- TASK
Collect every line in the records below that contains the word "this".

- RECORDS FOR THE TASK
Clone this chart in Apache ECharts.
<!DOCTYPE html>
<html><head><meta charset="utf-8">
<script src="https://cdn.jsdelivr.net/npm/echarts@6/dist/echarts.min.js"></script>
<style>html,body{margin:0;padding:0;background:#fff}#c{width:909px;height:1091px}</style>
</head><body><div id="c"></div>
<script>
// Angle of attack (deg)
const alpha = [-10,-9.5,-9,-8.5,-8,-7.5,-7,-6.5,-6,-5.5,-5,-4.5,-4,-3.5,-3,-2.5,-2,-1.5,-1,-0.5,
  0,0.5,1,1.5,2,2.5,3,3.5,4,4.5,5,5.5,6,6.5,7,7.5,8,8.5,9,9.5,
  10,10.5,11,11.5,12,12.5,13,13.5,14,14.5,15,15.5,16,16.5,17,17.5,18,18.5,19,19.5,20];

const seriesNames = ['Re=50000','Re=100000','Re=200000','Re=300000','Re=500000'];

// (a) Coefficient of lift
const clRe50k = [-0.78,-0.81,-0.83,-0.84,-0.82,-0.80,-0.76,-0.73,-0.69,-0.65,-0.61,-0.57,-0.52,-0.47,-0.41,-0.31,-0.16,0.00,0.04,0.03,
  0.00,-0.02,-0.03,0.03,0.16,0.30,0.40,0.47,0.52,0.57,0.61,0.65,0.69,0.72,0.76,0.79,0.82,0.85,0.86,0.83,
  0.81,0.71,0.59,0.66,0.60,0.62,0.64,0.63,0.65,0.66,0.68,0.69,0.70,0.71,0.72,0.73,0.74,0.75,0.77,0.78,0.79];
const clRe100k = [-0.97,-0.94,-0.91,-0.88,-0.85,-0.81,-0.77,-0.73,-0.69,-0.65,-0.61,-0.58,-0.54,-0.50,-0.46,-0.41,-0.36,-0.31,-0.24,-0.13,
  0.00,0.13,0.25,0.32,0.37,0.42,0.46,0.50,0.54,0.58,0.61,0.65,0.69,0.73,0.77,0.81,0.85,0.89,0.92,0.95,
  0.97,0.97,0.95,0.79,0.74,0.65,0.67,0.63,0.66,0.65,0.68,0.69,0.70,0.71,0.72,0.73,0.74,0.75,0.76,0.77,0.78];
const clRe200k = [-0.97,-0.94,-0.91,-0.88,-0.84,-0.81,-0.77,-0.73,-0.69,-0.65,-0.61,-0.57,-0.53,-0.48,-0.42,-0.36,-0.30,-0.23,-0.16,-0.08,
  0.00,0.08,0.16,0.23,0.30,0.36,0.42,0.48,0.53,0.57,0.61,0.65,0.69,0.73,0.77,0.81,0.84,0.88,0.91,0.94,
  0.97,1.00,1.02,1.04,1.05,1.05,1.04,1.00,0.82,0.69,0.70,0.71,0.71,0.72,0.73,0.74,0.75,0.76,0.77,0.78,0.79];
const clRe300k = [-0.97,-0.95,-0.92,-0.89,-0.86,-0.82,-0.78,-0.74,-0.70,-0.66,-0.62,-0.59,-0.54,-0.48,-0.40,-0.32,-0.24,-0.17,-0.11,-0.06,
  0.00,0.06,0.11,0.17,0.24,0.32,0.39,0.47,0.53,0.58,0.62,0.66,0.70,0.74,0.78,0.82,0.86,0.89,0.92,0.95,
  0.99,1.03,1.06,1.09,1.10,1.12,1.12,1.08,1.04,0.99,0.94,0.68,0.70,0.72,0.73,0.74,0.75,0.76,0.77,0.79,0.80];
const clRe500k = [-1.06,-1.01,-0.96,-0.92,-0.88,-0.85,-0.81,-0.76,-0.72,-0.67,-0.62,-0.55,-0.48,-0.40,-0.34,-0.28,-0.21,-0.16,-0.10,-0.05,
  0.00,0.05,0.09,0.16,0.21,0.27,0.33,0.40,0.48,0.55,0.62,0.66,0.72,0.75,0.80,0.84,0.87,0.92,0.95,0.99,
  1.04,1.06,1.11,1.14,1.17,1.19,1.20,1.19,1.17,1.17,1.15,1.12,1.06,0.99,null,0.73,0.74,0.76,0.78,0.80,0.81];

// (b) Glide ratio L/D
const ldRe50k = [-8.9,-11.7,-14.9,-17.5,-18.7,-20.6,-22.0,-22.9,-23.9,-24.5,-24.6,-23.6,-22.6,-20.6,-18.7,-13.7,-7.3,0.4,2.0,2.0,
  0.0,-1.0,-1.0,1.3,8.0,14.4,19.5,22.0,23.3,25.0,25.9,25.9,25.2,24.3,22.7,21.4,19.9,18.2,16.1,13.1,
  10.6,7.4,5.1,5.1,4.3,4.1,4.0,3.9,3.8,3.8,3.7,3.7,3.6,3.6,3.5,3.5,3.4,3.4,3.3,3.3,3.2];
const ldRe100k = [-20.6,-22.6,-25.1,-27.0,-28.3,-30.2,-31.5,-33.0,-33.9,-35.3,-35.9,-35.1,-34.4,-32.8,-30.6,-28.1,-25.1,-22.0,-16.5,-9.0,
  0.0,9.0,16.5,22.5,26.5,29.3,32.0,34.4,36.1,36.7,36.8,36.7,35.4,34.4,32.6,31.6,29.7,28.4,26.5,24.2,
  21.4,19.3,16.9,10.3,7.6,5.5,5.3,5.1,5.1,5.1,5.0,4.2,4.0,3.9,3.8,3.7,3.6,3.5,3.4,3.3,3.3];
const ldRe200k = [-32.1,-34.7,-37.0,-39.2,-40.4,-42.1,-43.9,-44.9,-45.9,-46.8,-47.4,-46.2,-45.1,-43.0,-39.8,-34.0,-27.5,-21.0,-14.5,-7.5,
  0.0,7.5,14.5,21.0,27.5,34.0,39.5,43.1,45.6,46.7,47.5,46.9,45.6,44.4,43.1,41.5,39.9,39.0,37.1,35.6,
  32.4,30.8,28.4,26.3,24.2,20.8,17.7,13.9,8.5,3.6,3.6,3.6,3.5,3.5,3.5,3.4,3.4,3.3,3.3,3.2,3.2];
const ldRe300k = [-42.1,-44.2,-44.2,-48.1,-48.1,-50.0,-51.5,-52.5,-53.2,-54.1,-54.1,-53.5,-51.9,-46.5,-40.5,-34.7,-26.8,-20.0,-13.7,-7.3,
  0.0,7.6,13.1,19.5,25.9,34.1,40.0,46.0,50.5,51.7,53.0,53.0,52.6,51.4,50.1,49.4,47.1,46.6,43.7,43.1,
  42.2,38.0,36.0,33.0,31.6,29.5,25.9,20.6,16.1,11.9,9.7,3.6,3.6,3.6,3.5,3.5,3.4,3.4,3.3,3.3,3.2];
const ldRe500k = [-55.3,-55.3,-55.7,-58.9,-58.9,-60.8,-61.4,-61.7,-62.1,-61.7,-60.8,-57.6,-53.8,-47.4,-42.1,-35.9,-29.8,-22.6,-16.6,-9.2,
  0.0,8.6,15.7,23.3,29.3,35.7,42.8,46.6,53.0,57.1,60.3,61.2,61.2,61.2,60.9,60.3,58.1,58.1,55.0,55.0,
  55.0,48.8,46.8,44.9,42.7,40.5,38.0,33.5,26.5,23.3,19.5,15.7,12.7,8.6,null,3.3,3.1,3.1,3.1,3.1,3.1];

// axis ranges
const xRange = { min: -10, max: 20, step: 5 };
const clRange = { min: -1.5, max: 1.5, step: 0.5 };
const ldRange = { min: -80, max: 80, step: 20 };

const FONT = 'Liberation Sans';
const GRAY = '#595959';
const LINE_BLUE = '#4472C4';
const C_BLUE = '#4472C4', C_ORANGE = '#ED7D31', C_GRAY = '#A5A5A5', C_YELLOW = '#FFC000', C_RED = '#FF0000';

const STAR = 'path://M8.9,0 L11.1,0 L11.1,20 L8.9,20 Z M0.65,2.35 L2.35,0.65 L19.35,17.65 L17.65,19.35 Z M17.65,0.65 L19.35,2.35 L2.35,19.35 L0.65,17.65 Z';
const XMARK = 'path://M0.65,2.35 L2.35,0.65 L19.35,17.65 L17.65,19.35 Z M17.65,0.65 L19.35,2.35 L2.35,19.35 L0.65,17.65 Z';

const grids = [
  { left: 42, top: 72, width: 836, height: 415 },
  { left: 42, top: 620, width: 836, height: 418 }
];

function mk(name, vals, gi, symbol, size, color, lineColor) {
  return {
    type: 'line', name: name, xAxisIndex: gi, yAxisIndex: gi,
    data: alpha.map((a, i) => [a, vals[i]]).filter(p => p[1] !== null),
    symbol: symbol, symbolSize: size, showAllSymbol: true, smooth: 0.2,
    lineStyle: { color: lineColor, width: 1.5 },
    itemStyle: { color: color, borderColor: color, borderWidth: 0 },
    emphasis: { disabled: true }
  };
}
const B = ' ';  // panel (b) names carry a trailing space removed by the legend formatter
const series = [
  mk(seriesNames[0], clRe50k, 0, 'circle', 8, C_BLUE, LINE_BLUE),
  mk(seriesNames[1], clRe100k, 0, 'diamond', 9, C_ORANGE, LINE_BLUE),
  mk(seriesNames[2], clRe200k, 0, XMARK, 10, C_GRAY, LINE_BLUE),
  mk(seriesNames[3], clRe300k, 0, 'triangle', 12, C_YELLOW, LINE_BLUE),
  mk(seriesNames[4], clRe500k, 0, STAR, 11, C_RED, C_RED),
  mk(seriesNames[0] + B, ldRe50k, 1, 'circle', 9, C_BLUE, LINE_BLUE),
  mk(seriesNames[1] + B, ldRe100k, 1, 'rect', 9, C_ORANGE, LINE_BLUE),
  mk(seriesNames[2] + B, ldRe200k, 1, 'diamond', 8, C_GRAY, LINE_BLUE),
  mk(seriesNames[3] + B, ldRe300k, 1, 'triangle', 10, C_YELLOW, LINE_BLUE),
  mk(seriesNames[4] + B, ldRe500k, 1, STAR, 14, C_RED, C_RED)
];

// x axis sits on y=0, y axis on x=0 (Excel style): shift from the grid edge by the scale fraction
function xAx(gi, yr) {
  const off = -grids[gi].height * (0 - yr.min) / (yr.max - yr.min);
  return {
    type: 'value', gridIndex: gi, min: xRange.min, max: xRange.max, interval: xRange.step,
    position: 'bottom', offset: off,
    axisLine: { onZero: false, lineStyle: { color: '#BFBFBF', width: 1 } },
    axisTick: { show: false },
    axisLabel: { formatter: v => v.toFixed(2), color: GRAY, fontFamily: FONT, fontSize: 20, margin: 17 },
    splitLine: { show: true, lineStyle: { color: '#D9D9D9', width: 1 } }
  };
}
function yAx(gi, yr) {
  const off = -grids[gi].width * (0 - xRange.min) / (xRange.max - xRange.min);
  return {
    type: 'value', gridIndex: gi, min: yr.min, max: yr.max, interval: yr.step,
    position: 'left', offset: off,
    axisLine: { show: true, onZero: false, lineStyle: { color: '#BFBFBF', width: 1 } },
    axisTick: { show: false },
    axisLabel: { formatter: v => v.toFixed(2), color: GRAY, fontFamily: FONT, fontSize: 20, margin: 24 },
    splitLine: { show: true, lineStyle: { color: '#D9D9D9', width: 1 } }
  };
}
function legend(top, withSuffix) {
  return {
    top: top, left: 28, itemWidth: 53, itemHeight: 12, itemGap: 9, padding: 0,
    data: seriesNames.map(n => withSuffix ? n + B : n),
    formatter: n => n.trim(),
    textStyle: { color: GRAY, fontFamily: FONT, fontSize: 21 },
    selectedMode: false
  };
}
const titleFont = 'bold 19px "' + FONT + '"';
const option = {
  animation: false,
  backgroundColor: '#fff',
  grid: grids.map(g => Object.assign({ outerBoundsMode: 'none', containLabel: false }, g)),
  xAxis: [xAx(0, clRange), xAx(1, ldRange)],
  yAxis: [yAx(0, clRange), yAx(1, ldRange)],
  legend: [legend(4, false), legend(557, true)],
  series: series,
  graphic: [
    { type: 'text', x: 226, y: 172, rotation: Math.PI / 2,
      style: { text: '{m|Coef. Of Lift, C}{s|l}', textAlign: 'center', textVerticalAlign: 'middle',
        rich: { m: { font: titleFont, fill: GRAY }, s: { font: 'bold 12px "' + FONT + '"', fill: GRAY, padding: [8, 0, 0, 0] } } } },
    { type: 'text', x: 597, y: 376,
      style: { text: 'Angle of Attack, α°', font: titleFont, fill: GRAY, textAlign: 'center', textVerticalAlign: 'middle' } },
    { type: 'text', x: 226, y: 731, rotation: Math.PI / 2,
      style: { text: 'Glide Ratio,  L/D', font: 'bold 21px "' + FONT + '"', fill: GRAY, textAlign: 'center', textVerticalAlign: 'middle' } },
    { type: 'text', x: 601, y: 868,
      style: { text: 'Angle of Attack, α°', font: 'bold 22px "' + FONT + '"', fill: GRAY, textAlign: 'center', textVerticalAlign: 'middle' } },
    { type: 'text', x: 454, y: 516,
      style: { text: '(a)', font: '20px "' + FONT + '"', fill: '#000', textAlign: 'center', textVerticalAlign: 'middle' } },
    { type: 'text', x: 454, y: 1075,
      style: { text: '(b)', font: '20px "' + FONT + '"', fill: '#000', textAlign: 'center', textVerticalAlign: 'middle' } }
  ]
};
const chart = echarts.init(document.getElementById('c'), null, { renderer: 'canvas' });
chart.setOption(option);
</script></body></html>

...

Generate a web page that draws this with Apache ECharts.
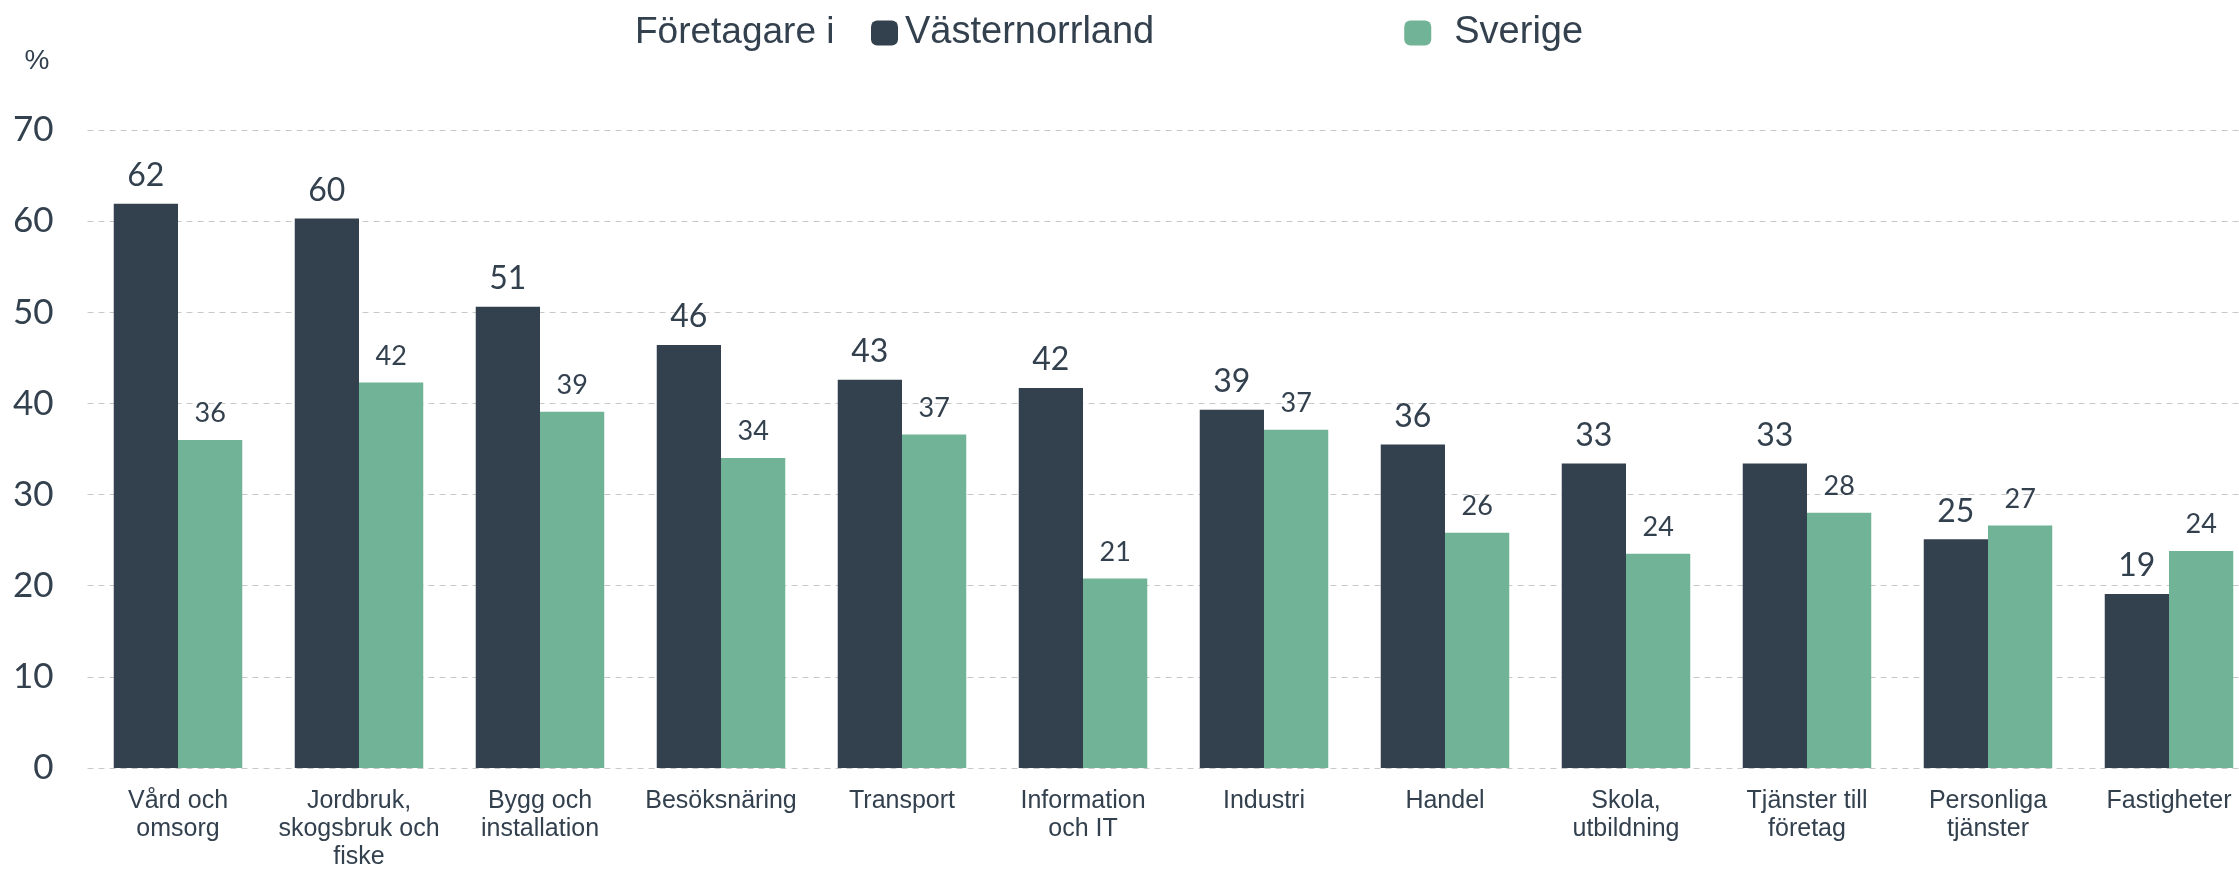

- TASK RESULT
Clone this chart in Apache ECharts.
Generate a web page that draws this with Apache ECharts.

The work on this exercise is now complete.